Genre et foncier : une équation non encore résolue au Sénégal
Ndèye Coumba Diouf, Initiative Prospective agricole et rurale, 2015
Lien vers le document original [Fr] [En]
Des voies alternatives d’accès des femmes à la terre
Puisque l’accès des femmes à la terre au Sénégal est controversé, des stratégies alternatives sont développées par ces dernières, le plus souvent avec l’appui des projets et programmes de développement ou de la société civile pour un accès plus conséquent au foncier. En effet, dans la quasi-totalité des zones agro-écologiques du pays, les femmes n’accèdent à la terre ni par héritage, ni par les voix modernes issues de la Loi sur le Domaine National, à savoir les conseils ruraux. Ainsi, d’autres moyens sont visités pour contourner les pesanteurs sociales.
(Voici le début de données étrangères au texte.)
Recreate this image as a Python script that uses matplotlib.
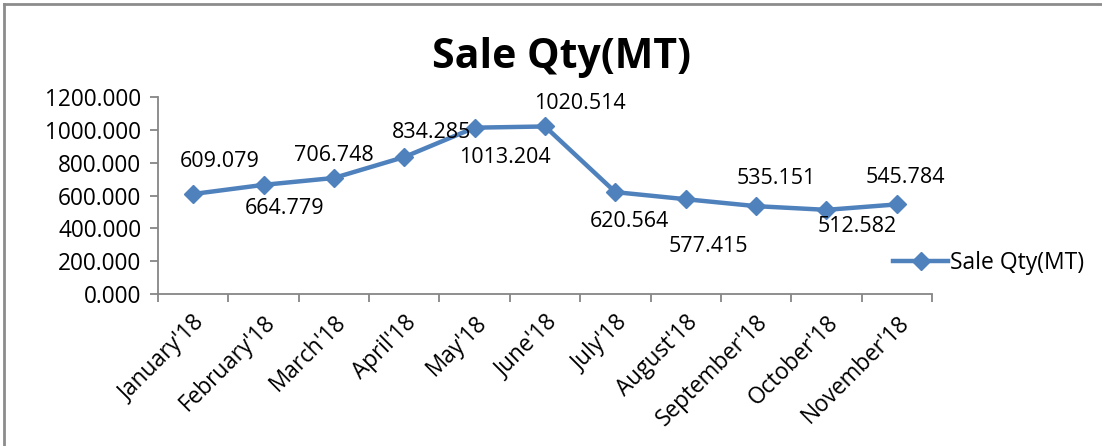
import matplotlib.pyplot as plt
from matplotlib.lines import Line2D
import numpy as np

months = ["January'18", "February'18", "March'18", "April'18", "May'18", "June'18",
          "July'18", "August'18", "September'18", "October'18", "November'18"]
sale_qty = [609.079, 664.779, 706.748, 834.285, 1013.204, 1020.514,
            620.564, 577.415, 535.151, 512.582, 545.784]

# label offsets in pixels (dx, dy) relative to each point
label_offsets = [(27, 33), (21, -24), (0, 22), (27, 25), (30, -30), (35, 23),
                 (14, -29), (23, -47), (20, 28), (31, -17), (9, 27)]

plt.rcParams['font.family'] = ['Open Sans', 'DejaVu Sans']

fig = plt.figure(figsize=(11.02, 4.46), dpi=100)
ax = fig.add_axes([158 / 1102, 1 - 294 / 446, (932 - 158) / 1102, (294 - 97) / 446])

blue = '#4F81BD'
x = np.arange(len(months))
ax.plot(x, sale_qty, color=blue, lw=3.2, marker='D', ms=9, mfc=blue, mec=blue,
        label='Sale Qty(MT)', solid_capstyle='round', solid_joinstyle='round')

for i, v in enumerate(sale_qty):
    dx, dy = label_offsets[i]
    ax.annotate(f"{v:.3f}", (i, v), xytext=(dx * 0.72, dy * 0.72), textcoords='offset points',
                ha='center', va='center', fontsize=15.5, color='black')

ax.set_xlim(-0.5, len(months) - 0.5)
ax.set_ylim(0, 1200)
ax.set_yticks(np.arange(0, 1201, 200))
ax.set_yticklabels([f"{t:.3f}" for t in np.arange(0, 1201, 200)], fontsize=16.3)
ax.set_xticks(x)
ax.set_xticklabels(months, rotation=45, ha='right', rotation_mode='anchor', fontsize=16.3)
ax.set_xticks(np.arange(-0.5, len(months)), minor=True)
ax.tick_params(axis='x', which='major', length=0, pad=12)
ax.tick_params(axis='x', which='minor', length=6, color='#868686', width=1.3)
ax.tick_params(axis='y', length=6, color='#868686', width=1.3, pad=6)
for s in ['top', 'right']:
    ax.spines[s].set_visible(False)
for s in ['left', 'bottom']:
    ax.spines[s].set_color('#868686')
    ax.spines[s].set_linewidth(1.3)

fig.text(561 / 1102, 1 - 57 / 446, 'Sale Qty(MT)', ha='center', va='center',
         fontsize=29.5, fontweight='bold')

leg = fig.legend(handles=[Line2D([0], [0], color=blue, lw=3.2, marker='D', ms=9)],
                 labels=['Sale Qty(MT)'], loc='center left',
                 bbox_to_anchor=(884 / 1102, 1 - 263 / 446), frameon=False,
                 fontsize=16.5, handlelength=2.4, handletextpad=0.1, borderaxespad=0)

# chart border (only top and left visible in the crop)
fig.add_artist(Line2D([4 / 1102, 4 / 1102], [0, 1 - 4 / 446], color='#8c8c8c', lw=2))
fig.add_artist(Line2D([4 / 1102, 1], [1 - 4 / 446, 1 - 4 / 446], color='#8c8c8c', lw=2))

fig.savefig('out.png', dpi=100)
- Accès par le biais des groupements de femmes : les femmes structurées autour des groupements, utilisent ce prétexte pour bénéficier d’un accès collectif à la terre. « L’accès à travers les organisations féminines peut se révéler sécurisant au plan légal si l’affectation est avalisée par l’autorité locale compétente qu’est le Conseil Rural. Dans les localités où les groupements sont assez bien structurés et disposent d’une certaine capacité financière, l’acquisition se fait parfois par achat (même si ce n’est pas autorisé par la loi) et les soucis de sécurisation se posent moins » . Cependant, il faut reconnaitre que cette possibilité (achat) n’est pas très développée en milieu rural sénégalais où les capacités financières des groupements de femmes restent limitées, ils bénéficient ainsi d’un accès incertain (par le biais des autorités coutumières) pouvant faire à tout moment l’objet d’une contestation et « même dans les cas où les prés requis légaux sont assurés, c’est l’insuffisance des surfaces allouées, le manque d’eau, la qualité des sols et le manque de moyens pour les exploiter qui en limitent la portée ».
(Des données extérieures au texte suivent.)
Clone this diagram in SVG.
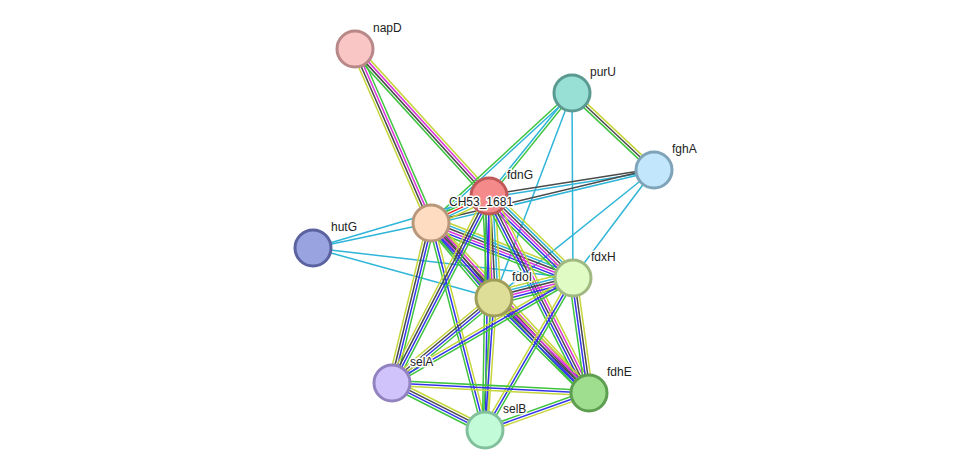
<svg xmlns="http://www.w3.org/2000/svg" width="976" height="476" viewBox="0 0 976 476">
<style>
line{stroke-width:1.5;fill:none}
.g{stroke:#3ec43e}.m{stroke:#dd33dd}.k{stroke:#4a4a4a}.y{stroke:#c5d63a}.b{stroke:#3333ee}.c{stroke:#2fb5d8}.r{stroke:#ee2222}
circle{stroke-width:3}
text{font-family:"Liberation Sans",Arial,sans-serif;font-size:12px;fill:#222;stroke:#fff;stroke-width:3;paint-order:stroke;stroke-linejoin:round}
</style>
<rect width="976" height="476" fill="#fff"/>
<g id="edges">
<g transform="translate(355,49) rotate(66.4)"><line x2="190" y1="-3.9" y2="-3.9" class="g"/><line x2="190" y1="-1.3" y2="-1.3" class="m"/><line x2="190" y1="1.3" y2="1.3" class="k"/><line x2="190" y1="3.9" y2="3.9" class="y"/></g>
<g transform="translate(355,49) rotate(47.65)"><line x2="199" y1="-3.9" y2="-3.9" class="y"/><line x2="199" y1="-1.3" y2="-1.3" class="m"/><line x2="199" y1="1.3" y2="1.3" class="k"/><line x2="199" y1="3.9" y2="3.9" class="g"/></g>
<g transform="translate(572,93) rotate(43.2)"><line x2="112.5" y1="-2.6" y2="-2.6" class="y"/><line x2="112.5" y1="0" y2="0" class="k"/><line x2="112.5" y1="2.6" y2="2.6" class="g"/></g>
<g transform="translate(572,93) rotate(128.9)"><line x2="132.3" y1="-1.3" y2="-1.3" class="g"/><line x2="132.3" y1="1.3" y2="1.3" class="c"/></g>
<g transform="translate(572,93) rotate(137.3)"><line x2="191.8" y1="-1.3" y2="-1.3" class="c"/><line x2="191.8" y1="1.3" y2="1.3" class="g"/></g>
<g transform="translate(572,93) rotate(110.8)"><line x2="219.3" class="c"/></g>
<g transform="translate(572,93) rotate(89.7)"><line x2="185" class="c"/></g>
<g transform="translate(654,170) rotate(171)"><line x2="167" y1="-1.3" y2="-1.3" class="c"/><line x2="167" y1="1.3" y2="1.3" class="k"/></g>
<g transform="translate(654,170) rotate(166.6)"><line x2="229.2" y1="-1.3" y2="-1.3" class="c"/><line x2="229.2" y1="1.3" y2="1.3" class="k"/></g>
<g transform="translate(654,170) rotate(126.9)"><line x2="135" class="c"/></g>
<g transform="translate(654,170) rotate(141.3)"><line x2="204.9" class="c"/></g>
<g transform="translate(313,248) rotate(-11.96)"><line x2="120.6" class="c"/></g>
<g transform="translate(313,248) rotate(-16.46)"><line x2="183.5" class="c"/></g>
<g transform="translate(313,248) rotate(6.58)"><line x2="261.7" class="c"/></g>
<g transform="translate(313,248) rotate(15.44)"><line x2="187.8" class="c"/></g>
<g transform="translate(431,223) rotate(-24.96)"><line x2="64" y1="-3.9" y2="-3.9" class="g"/><line x2="64" y1="-1.3" y2="-1.3" class="r"/><line x2="64" y1="1.3" y2="1.3" class="c"/><line x2="64" y1="3.9" y2="3.9" class="y"/></g>
<g transform="translate(431,223) rotate(49.97)"><line x2="97.9" y1="-5.2" y2="-5.2" class="y"/><line x2="97.9" y1="-2.6" y2="-2.6" class="k"/><line x2="97.9" y1="0" y2="0" class="m"/><line x2="97.9" y1="2.6" y2="2.6" class="b"/><line x2="97.9" y1="5.2" y2="5.2" class="g"/></g>
<g transform="translate(431,223) rotate(21.17)"><line x2="152.3" y1="-6.5" y2="-6.5" class="y"/><line x2="152.3" y1="-3.9" y2="-3.9" class="c"/><line x2="152.3" y1="-1.3" y2="-1.3" class="k"/><line x2="152.3" y1="1.3" y2="1.3" class="m"/><line x2="152.3" y1="3.9" y2="3.9" class="b"/><line x2="152.3" y1="6.5" y2="6.5" class="g"/></g>
<g transform="translate(431,223) rotate(103.7)"><line x2="164.7" y1="-3.9" y2="-3.9" class="g"/><line x2="164.7" y1="-1.3" y2="-1.3" class="b"/><line x2="164.7" y1="1.3" y2="1.3" class="k"/><line x2="164.7" y1="3.9" y2="3.9" class="y"/></g>
<g transform="translate(431,223) rotate(75.38)"><line x2="213.9" y1="-2.6" y2="-2.6" class="y"/><line x2="213.9" y1="0" y2="0" class="b"/><line x2="213.9" y1="2.6" y2="2.6" class="g"/></g>
<g transform="translate(431,223) rotate(47.1)"><line x2="232.1" y1="-5.2" y2="-5.2" class="y"/><line x2="232.1" y1="-2.6" y2="-2.6" class="m"/><line x2="232.1" y1="0" y2="0" class="k"/><line x2="232.1" y1="2.6" y2="2.6" class="b"/><line x2="232.1" y1="5.2" y2="5.2" class="g"/></g>
<g transform="translate(489,196) rotate(87.2)"><line x2="102.1" y1="-6.5" y2="-6.5" class="y"/><line x2="102.1" y1="-3.9" y2="-3.9" class="c"/><line x2="102.1" y1="-1.3" y2="-1.3" class="k"/><line x2="102.1" y1="1.3" y2="1.3" class="m"/><line x2="102.1" y1="3.9" y2="3.9" class="b"/><line x2="102.1" y1="6.5" y2="6.5" class="g"/></g>
<g transform="translate(489,196) rotate(44.3)"><line x2="117.4" y1="-6.5" y2="-6.5" class="y"/><line x2="117.4" y1="-3.9" y2="-3.9" class="c"/><line x2="117.4" y1="-1.3" y2="-1.3" class="k"/><line x2="117.4" y1="1.3" y2="1.3" class="m"/><line x2="117.4" y1="3.9" y2="3.9" class="b"/><line x2="117.4" y1="6.5" y2="6.5" class="g"/></g>
<g transform="translate(489,196) rotate(117.4)"><line x2="210.7" y1="-3.9" y2="-3.9" class="g"/><line x2="210.7" y1="-1.3" y2="-1.3" class="b"/><line x2="210.7" y1="1.3" y2="1.3" class="k"/><line x2="210.7" y1="3.9" y2="3.9" class="y"/></g>
<g transform="translate(489,196) rotate(90.98)"><line x2="234" y1="-2.6" y2="-2.6" class="y"/><line x2="234" y1="0" y2="0" class="b"/><line x2="234" y1="2.6" y2="2.6" class="g"/></g>
<g transform="translate(489,196) rotate(63.1)"><line x2="220.9" y1="-5.2" y2="-5.2" class="y"/><line x2="220.9" y1="-2.6" y2="-2.6" class="m"/><line x2="220.9" y1="0" y2="0" class="k"/><line x2="220.9" y1="2.6" y2="2.6" class="b"/><line x2="220.9" y1="5.2" y2="5.2" class="g"/></g>
<g transform="translate(494,298) rotate(-14.2)"><line x2="81.5" y1="-6.5" y2="-6.5" class="y"/><line x2="81.5" y1="-3.9" y2="-3.9" class="c"/><line x2="81.5" y1="-1.3" y2="-1.3" class="k"/><line x2="81.5" y1="1.3" y2="1.3" class="m"/><line x2="81.5" y1="3.9" y2="3.9" class="b"/><line x2="81.5" y1="6.5" y2="6.5" class="g"/></g>
<g transform="translate(494,298) rotate(140.2)"><line x2="132.8" y1="-3.9" y2="-3.9" class="g"/><line x2="132.8" y1="-1.3" y2="-1.3" class="b"/><line x2="132.8" y1="1.3" y2="1.3" class="k"/><line x2="132.8" y1="3.9" y2="3.9" class="y"/></g>
<g transform="translate(494,298) rotate(93.9)"><line x2="132.3" y1="-2.6" y2="-2.6" class="y"/><line x2="132.3" y1="0" y2="0" class="b"/><line x2="132.3" y1="2.6" y2="2.6" class="g"/></g>
<g transform="translate(494,298) rotate(45)"><line x2="134.4" y1="-5.2" y2="-5.2" class="y"/><line x2="134.4" y1="-2.6" y2="-2.6" class="m"/><line x2="134.4" y1="0" y2="0" class="k"/><line x2="134.4" y1="2.6" y2="2.6" class="b"/><line x2="134.4" y1="5.2" y2="5.2" class="g"/></g>
<g transform="translate(573,278) rotate(149.9)"><line x2="209.3" y1="-2.6" y2="-2.6" class="g"/><line x2="209.3" y1="0" y2="0" class="b"/><line x2="209.3" y1="2.6" y2="2.6" class="y"/></g>
<g transform="translate(573,278) rotate(120.1)"><line x2="175.6" y1="-2.6" y2="-2.6" class="g"/><line x2="175.6" y1="0" y2="0" class="b"/><line x2="175.6" y1="2.6" y2="2.6" class="y"/></g>
<g transform="translate(573,278) rotate(82.1)"><line x2="116.1" y1="-3.9" y2="-3.9" class="y"/><line x2="116.1" y1="-1.3" y2="-1.3" class="k"/><line x2="116.1" y1="1.3" y2="1.3" class="b"/><line x2="116.1" y1="3.9" y2="3.9" class="g"/></g>
<g transform="translate(392,383) rotate(26.8)"><line x2="104.2" y1="-3.9" y2="-3.9" class="y"/><line x2="104.2" y1="-1.3" y2="-1.3" class="k"/><line x2="104.2" y1="1.3" y2="1.3" class="b"/><line x2="104.2" y1="3.9" y2="3.9" class="g"/></g>
<g transform="translate(392,383) rotate(2.9)"><line x2="197.3" y1="-2.6" y2="-2.6" class="g"/><line x2="197.3" y1="0" y2="0" class="b"/><line x2="197.3" y1="2.6" y2="2.6" class="y"/></g>
<g transform="translate(485,430) rotate(-19.6)"><line x2="110.4" y1="-2.6" y2="-2.6" class="g"/><line x2="110.4" y1="0" y2="0" class="b"/><line x2="110.4" y1="2.6" y2="2.6" class="y"/></g>
</g>
<g id="napD"><circle cx="355" cy="49" r="18" fill="#f9c5c5" stroke="#b88787"/><text x="373" y="32">napD</text></g>
<g id="purU"><circle cx="572" cy="93" r="18" fill="#98dfd6" stroke="#5a9a90"/><text x="590" y="76">purU</text></g>
<g id="fghA"><circle cx="654" cy="170" r="18" fill="#c2e6fb" stroke="#7fa4ba"/><text x="672" y="153">fghA</text></g>
<g id="fdnG"><circle cx="489" cy="196" r="18" fill="#f48a8a" stroke="#c05858"/><text x="507" y="179">fdnG</text></g>
<g id="CH53_1681"><circle cx="431" cy="223" r="18" fill="#fddcc1" stroke="#b8977a"/><text x="449" y="206">CH53_1681</text></g>
<g id="hutG"><circle cx="313" cy="248" r="18" fill="#99a3e0" stroke="#5a62a0"/><text x="331" y="231">hutG</text></g>
<g id="fdxH"><circle cx="573" cy="278" r="18" fill="#e0fbc4" stroke="#a0b882"/><text x="591" y="261">fdxH</text></g>
<g id="fdoI"><circle cx="494" cy="298" r="18" fill="#dede98" stroke="#9e9e5a"/><text x="512" y="281">fdoI</text></g>
<g id="selA"><circle cx="392" cy="383" r="18" fill="#d0c2fb" stroke="#9282c0"/><text x="410" y="366">selA</text></g>
<g id="fdhE"><circle cx="589" cy="393" r="18" fill="#9ede8e" stroke="#5e9e50"/><text x="607" y="376">fdhE</text></g>
<g id="selB"><circle cx="485" cy="430" r="18" fill="#c2fbd8" stroke="#82c09c"/><text x="503" y="413">selB</text></g>
</svg>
- Accès à la terre par le biais des transactions foncières locales : par delà ce mode d’accès basé sur le regroupement autour d’associations, les femmes utilisent les transactions foncières locales pour disposer de terres d’une manière individuelle. En effet, « dans les zones à haut potentiel de productivité comme les Niayes ou le Delta du Fleuve, se développe un marché foncier de plus en plus dynamique (achat, location, gage, etc.) qui implique les femmes » . Même si ces pratiques foncières se font hors la loi, elles permettent quand même aux femmes de pouvoir disposer des terres de culture. Mais, en ce qui concerne la location et l’achat, « leur marge de progression au niveau des femmes est limitée par la faiblesse de leur pouvoir » .
- Accès par le biais des aménagements publics : le combat doit être également engagé auprès des projets sur financement public. L’idée est de prévoir, pour chaque projet financé à partir de ressources publiques, un quota de terres aménagées pour les femmes. Ce débat porté, jusqu’ici, par les partenaires au développement doit être pris en charge par les différents corps sociaux. En devenant public, il peut susciter un changement des représentations sociales en faveur de la femme. Pour les terres non aménagées, il faudrait instituer de nouvelles règles qui permettraient un accès équitable.
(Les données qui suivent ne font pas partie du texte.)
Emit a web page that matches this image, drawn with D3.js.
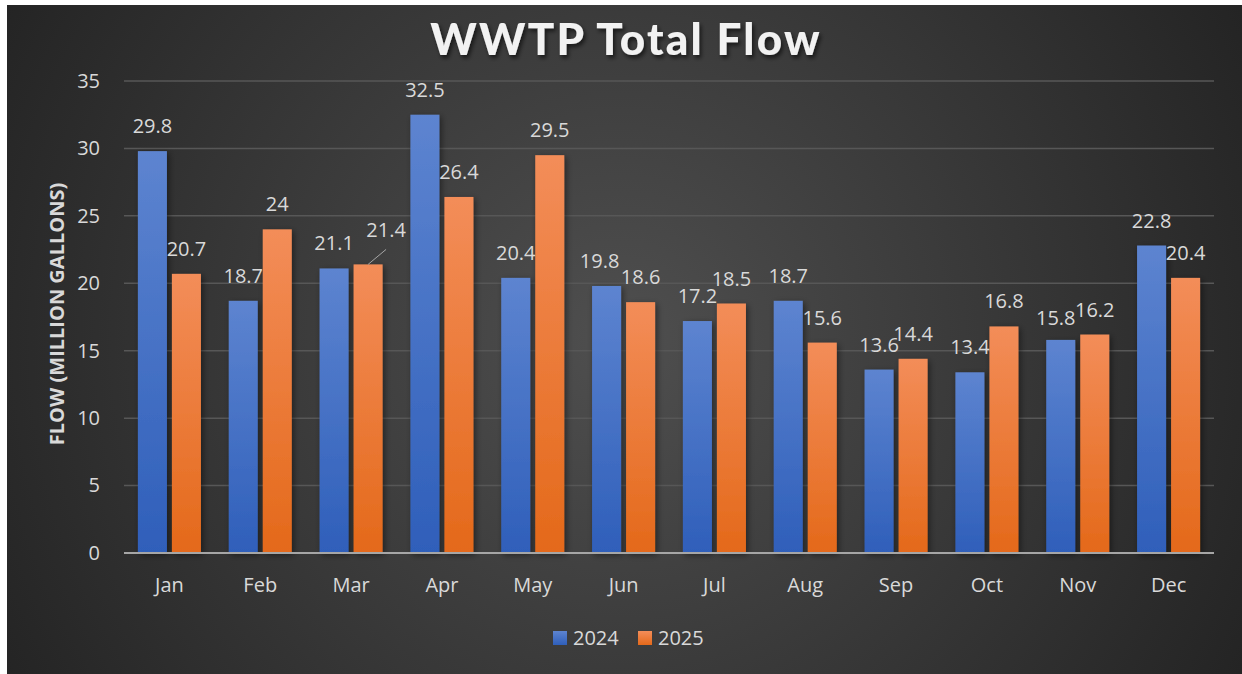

Plaidoyer pour une affirmation des femmes dans les arènes sociales
Les études du projet « Droits fonciers et égalité des chances » montrent que dans certaines zones du pays, des femmes connaissent bien les voies d’accès à la terre mais sont limitées par les pesanteurs socio-culturelles, par conséquent elles ne formulent pas de demandes d’obtention de terres auprès des instances compétentes. Au cas où elles formulent des demandes, seuls les dossiers collectifs sont acceptés avec un pourcentage très faible dans la plus part des cas. Puisque les femmes sont faiblement représentées dans les instances locales de décision, elles sont doublement désavantagées :
- les défenseurs de la coutume locale en termes de gestion des terres investissent les instances locales de décision, en l’occurrence les conseils municipaux,
- les croyances coutumières se perpétuent jusque dans les conseils municipaux au détriment des intérêts des femmes. Il faut reconnaître que les femmes doivent dès lors s’affirmer davantage. Ainsi doivent-elles assumer un rôle politique beaucoup plus marqué, en investissant les arènes politiques, notamment dans les instances de décision. L’on peut penser qu’en devenant représentatives dans les commissions en charge des questions foncières, elles auront un accès et un contrôle sur les terres.
Le plaidoyer gagnerait a s’orienter vers les leaders d’opinion également puisque les pesanteurs sociologiques constituent plus de sources de blocage pour les femmes plutôt que la loi elle-même qui ne prévoit aucune discrimination basée sur la différence de genre.